Position \(C_{P_{EC-2}}\) in EC − 2 such that P_EC− 1 in EC − 1 observes P_EC− 2 on \(D_{P_{EC-2}}\) viewing \(D_{P_{EC-3}}\)

Let us calculate the perspective of \(P_{EC-2} (\overrightarrow {dgv}\) of the camera, \(C_{P_{EC-2}})\) to be displayed on \(D_{P_{EC-2}}\) in EC − 1.

Given:

1. 1.

   Since, P_EC− 3 is talking to P_EC− 2, in EC − 2, P_EC− 2’s \(\overrightarrow {dgv}\) is oriented towards \(D_{P_{EC-3}}\).

2. 2.

   P_EC− 1 in EC − 1, observes P_EC− 2 on display, \(D_{P_{EC-2}}\) with his/her \(\overrightarrow {pgv}\).

3. 3.

   P_EC− 1 in EC − 1, should observe P_EC− 2’s virtual gaze vector oriented towards \(D_{P_{EC-3}}\).

Let us calculate the camera position of \(C_{P_{EC-2}}\):

$$\measuredangle{\left( \overrightarrow{{D_{P_{EC-2}} \rightarrow D_{P_{EC-3}}}_{dgv}}, -\overrightarrow{{P_{EC-1} \rightarrow D_{P_{EC-2}}}_{pgv}}\right)} = \theta$$

We rotate \(\overrightarrow {{P_{EC-2} \rightarrow D_{P_{EC-2}}}_{dgv}}\) by and angle, − θ and multiply the resulting by −1 to invert it thus we obtain the resulting gaze vector of the camera.

$$ \overrightarrow{dgv} of C_{P_{EC-2}} = \left[ -1 * \left[\begin{array}{ll} \cos \theta & -\sin \theta \\ \sin \theta & \cos \theta \end{array}\right] \right] * \overrightarrow{{P_{EC-2} \rightarrow D_{P_{EC-3}}}_{dgv}} $$

(3)

Incidentally, the function in the square brackets is the corollary of the display transfer function. Let us substitute the above scenario with actual values reflecting their position in meters. As explained in the start of Section 4.4, we neglect the variations along y-axis and the Table 1 enumerates the positions of entities present in EC − 1 and EC − 2.

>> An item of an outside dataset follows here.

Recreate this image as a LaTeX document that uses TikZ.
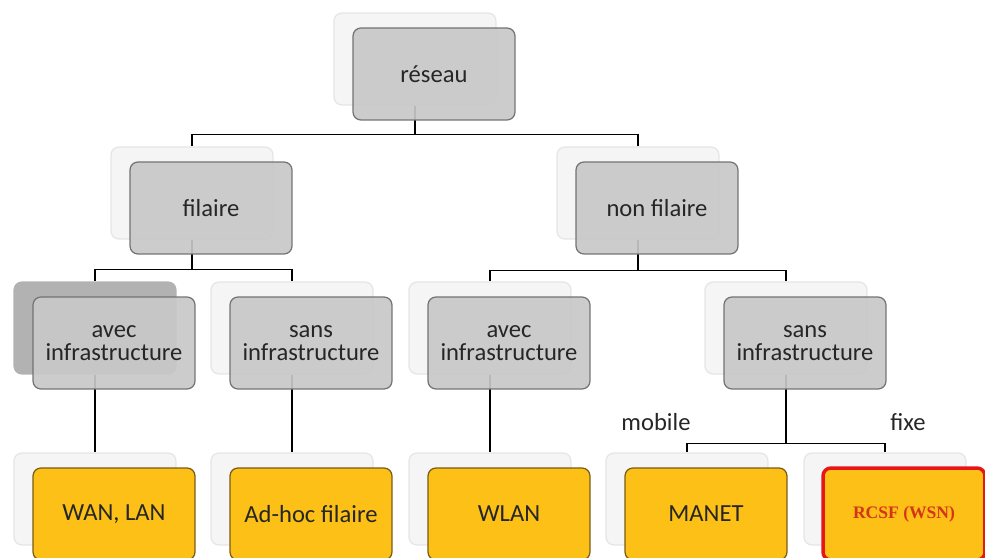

Table 1 Enumerates the positions of all entities in EC–1 and EC–2

Let us calculate the gaze vectors viz.,

1. 1.

   \(\overrightarrow {{P_{EC-1} \rightarrow D_{P_{EC-2}}}_{pgv}} = \frac {\overrightarrow {{(-3-0)\hat {i}+(2-5)\hat {k}}_{pgv}}}{\sqrt {(-3-0)^{2}+(2-5)^{2}}} = \overrightarrow {{-\frac {1}{\sqrt {2}}\hat {i} -\frac {1}{\sqrt {2}}\hat {k}}_{pgv}}\)

2. 2.

   \(\overrightarrow {{{D_{P_{EC_{2}}}} \rightarrow {D_{P_{EC-3}}}}_{dgv}} = \frac {\overrightarrow {{(3 + 3)\hat {i}+(2-2)\hat {k}_{dgv}}}}{\sqrt {(3 + 3)^{2}+(2-2)^{2}}} = \overrightarrow {i_{dgv}}\)

3. 3.

   \(\overrightarrow {{P_{EC-2} \rightarrow D_{P_{EC-3}}}_{dgv}} = \frac {\overrightarrow {{(1-0)\hat {i}+(1-5)\hat {k}}_{dgv}}}{\sqrt {(1-0)^{2}+(1-5)^{2}}}\)

From EC − 1,

$$\theta = \cos^{-1}{\frac{{\overrightarrow{-P_{EC-1} \rightarrow {D_{P_{EC-2}}}_{pgv}}}. \overrightarrow{{{D_{P_{EC_{2}}}} \rightarrow D_{P_{EC-3}}}_{dgv}}}{\left| \overrightarrow{{{P_{EC-1}} \rightarrow D_{P_{EC-2}}}_{pgv}} \right| \left| \overrightarrow{{D_{P_{EC-2}} \rightarrow D_{P_{EC-3}}}_{dgv}} \right|}} = 45^{0}$$

In EC − 2, we rotate \(\overrightarrow {{P_{EC-2} \rightarrow D_{P_{EC-3}}}_{dgv}}\) by − θ(the −^ve sign denotes rotation in the clockwise direction),

$$\overrightarrow{dgv} of C_{P_{EC-2}} = \left[ -1 *\left[\begin{array}{ll} \cos -45 & \sin -45 \\ -\sin -45 & \cos -45 \end{array}\right] \right] * \overrightarrow{{\frac{1}{\sqrt{17}} \hat{i}-\frac{4}{\sqrt{17}}\hat{k}}_{pgv}}$$

$$=\overrightarrow{{{-\frac{5}{\sqrt{34}}}\hat{i}+\frac{3}{\sqrt{34}}\hat{k}}_{dgv}}$$

Thus the angle the camera has to be placed is, \(\tan ^{-1}\left (-\frac {3/\sqrt {34}}{5/\sqrt {34}}\right ) \approx 31^{0}\).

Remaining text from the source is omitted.